How can new entrepreneurs avoid common money mistakes?

Separate tax money early, price based on real costs, and review cash flow every week. Many owners get into trouble because sales look strong while usable money stays weak. A simple money system prevents panic and protects better decisions.

What local marketing ideas work for small businesses in the USA?

Local reviews, Google Business Profile updates, neighborhood partnerships, referral offers, and clear service pages work well. Customers often search nearby options before calling, so your online proof must match the trust you want to earn offline.

How do I know which customers are best for my business?
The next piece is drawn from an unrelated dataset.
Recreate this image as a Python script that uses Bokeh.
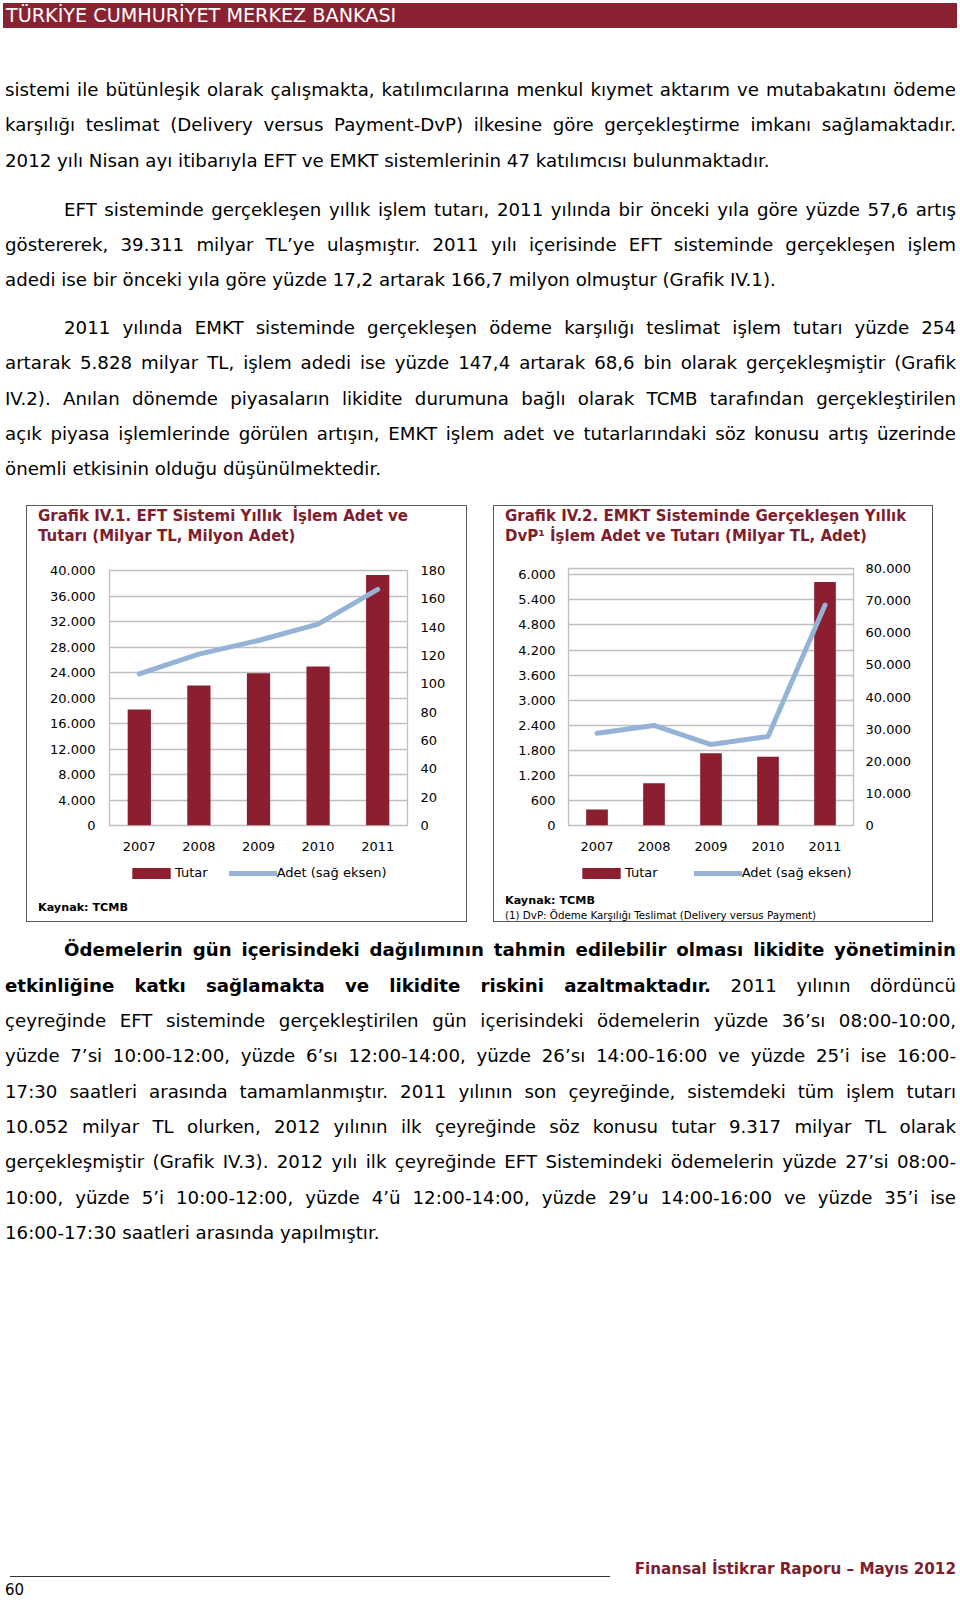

Your best customers pay on time, value your work, return when they need help, and refer people like themselves. Look at past buyers who created profit without constant stress. Build your message around that group instead of trying to serve everyone.

Why does pricing matter so much for small business growth?

Pricing controls margin, service quality, owner pay, and long-term survival. Low prices may attract quick sales, but they can also create burnout and weak delivery. Healthy pricing gives the business room to serve customers well and stay stable.

How often should a small business ask for customer reviews?

Ask shortly after a positive customer experience, while the result is still fresh. A weekly review habit works better than a rushed campaign after sales slow down. Keep the request short, polite, and easy to complete.

What operations should small businesses document first?

Document repeated tasks that cause mistakes or interruptions. Start with customer intake, billing, order handling, service delivery, follow-up, and common replies. Written steps make hiring easier and keep quality steady when the owner gets busy.

How can marketing become easier to measure?

Track every lead source, sale amount, and repeat purchase in one place. Ask customers how they found you, then compare which channels bring paying customers. This shows where to spend time and money instead of chasing empty attention.